Żądamy powołania komisji śledczej i to pod przewodnictwem posła Prawa i Sprawiedliwości – oświadczył wczoraj prezes PiS Jarosław Kaczyński. A odpowiedzialnością za morderstwo w Łodzi po raz kolejny obarczył partię rządzącą.
Prezes PiS uważa, że wczorajsze działania wymiaru sprawiedliwości pozostawiają wiele do życzenia, a posłowie z jego partii już mają w tej kwestii szereg wątpliwości. W ocenie Kaczyńskiego podejrzany jest fakt, że do przesłuchania zatrzymanego doszło dopiero w kilka godzin po morderstwie.
– Ten zabójca został zatrzymany o godz. 12, dopiero o 20 go przesłuchano – mówił Kaczyński. I przypominał, że ten temat był poruszony na posiedzeniu wczorajszych komisji sejmowych, jednak nikt nie potrafił udzielić odpowiedzi na te wątpliwości.
Zdaniem prezesa PiS, tragedia w Łodzi jest kolejnym dowodem na to, że demokracja jest zagrożona. Stwierdził, że źródłem tego zagrożenia jest "socjotechnika”, jaką stosuje partia rządząca.
– Pan Rosiak zamordowany, Paweł Kowalski cudem uniknął śmierci. To ofiary tej socjotechniki – podkreślił.
Jarosław Kaczyński dodał, że słowa premiera o tym, aby nie podnosić atmosfery politycznego sporu to "doraźna propaganda”.
– Wypowiedź Donalda Tuska, że Polacy wybaczą nam wszystko, poza oddaniem władzy Prawu i Sprawiedliwości jest niczym innym jak powtórzeniem tego, co powiedział kiedyś inny polityk, Władysław Gomułka – ocenił. Dodał, że chodzi o słowa Gomułki: "Władzy raz zdobytej, nigdy nie oddamy”.
Platforma z dystansem odnosi się do propozycji PiS. - Sejm nie może zastąpić sądu i prokuratury. Czekajmy na wyniki śledztwa w sprawie zabójstwa w łódzkim biurze PiS – powiedziała Małgorzata Kidawa-Błońska, poseł PO.
Kaczyński zapowiedział też złożenie wniosku o podejrzeniu popełnienia przestępstwa przez Janusza Palikota.

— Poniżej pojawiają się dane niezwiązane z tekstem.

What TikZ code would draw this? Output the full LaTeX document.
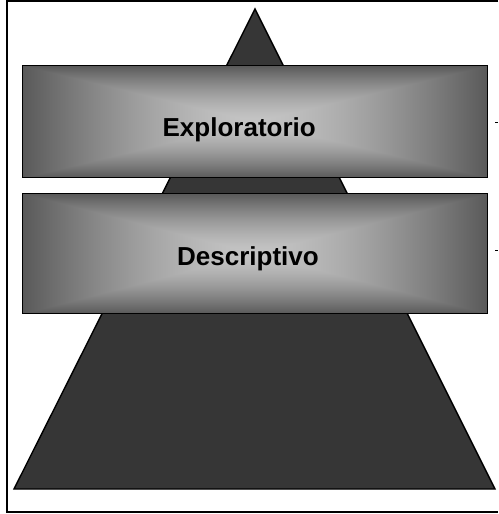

Przestępstwo miałoby polegać na nawoływaniu do morderstwa.
We wtorkowym ataku na siedzibę łódzkiego biura poselskiego PiS zginął asystent europosła PiS Janusza Wojciechowskiego Marek Rosiak, a ranny został szef biura posła Jarosława Jagiełły Paweł Kowalski. 62-letni napastnik, Ryszarda C., został obezwładniony przez strażnika. Potem trafił w ręce policji. We wtorek wieczorem prokuratura postawiła mu zarzuty zabójstwa i usiłowania zabójstwa. Grozi mu dożywocie.